In my second week as CIO of a small liberal arts college in flyover country, I had my first test of crisis management, and crisis communication.
It was a Friday afternoon (naturally), and unbeknownst to me, one of our key vendors had scheduled a modification to an existing, mission-critical drive array, expanding its capacity from 2 TB to 4 TB.
Because I am writing this post, you might have guessed that this didn’t go exactly to plan.
Rather than expanding our existing array two-fold, the entire 2 TB array was wiped out, with a few mouse-clicks.
In the business, these types of occurrences are known RGEs – Resume Generating Events.
I was hoping that it wasn’t my resume, that was now being queued up in the laser printer.
It was then I then learned, that two of my key team members were out, who normally would be responsible for the care and feeding of these systems. Welcome to Hell, here’s your banjo.
Next, I sent our campus C-level folks a short, succinct note, indicating the severity of what just happened, with scheduled check in times to keep everyone in the loop. I then set about recalling our key staff, to start the effort of putting Humpty Dumpty back together again.
It took all of us working over the weekend. But, we were able to recover – mostly – everything.

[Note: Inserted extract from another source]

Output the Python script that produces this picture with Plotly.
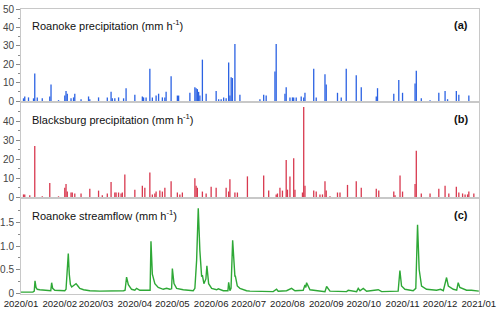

Now, in the history of catastrophes, it’s rarely one thing that causes the world to seemingly crash down around you; but rather, it’s usually a series of escalating, compounding, cascading events that lead up to a final tipping point.
For us, it began with a technician at our vendor’s data center ignoring several important processes, before giving us the literal and metaphorical finger. And, because our 2 TB was now toast, we found out that our most recent backup was over a week old.
An automated daemon process, that was supposed to tell us when our backups had failed, failed to recognize that the backup job itself had been running for well over a hundred hours. The process hadn’t failed in the sense that it had stopped running altogether. But, no one had looked at it to recognize the long running condition, either.
We had just closed our fiscal year two weeks before. Our own personal Armageddon was avoided by this much.
When it rains, it typhoons.
We did live to fight another day. By the hardest.
Wizened, I got to re-learn several important lessons that day; namely, that one should:
- Never schedule mission critical engineering work, when key support people are out of pocket;
- Never let automated processes go unmonitored and unexamined; check them – daily.
- Remember that processes and procedures exist for a reason. If you bet against that notion, then you should be prepared to pay whatever price that entails; and,
- Never – never – schedule infrastructure work for Fridays.
Because when the world ends, it will be at 4:00 pm on a Friday (probably, Holiday) afternoon.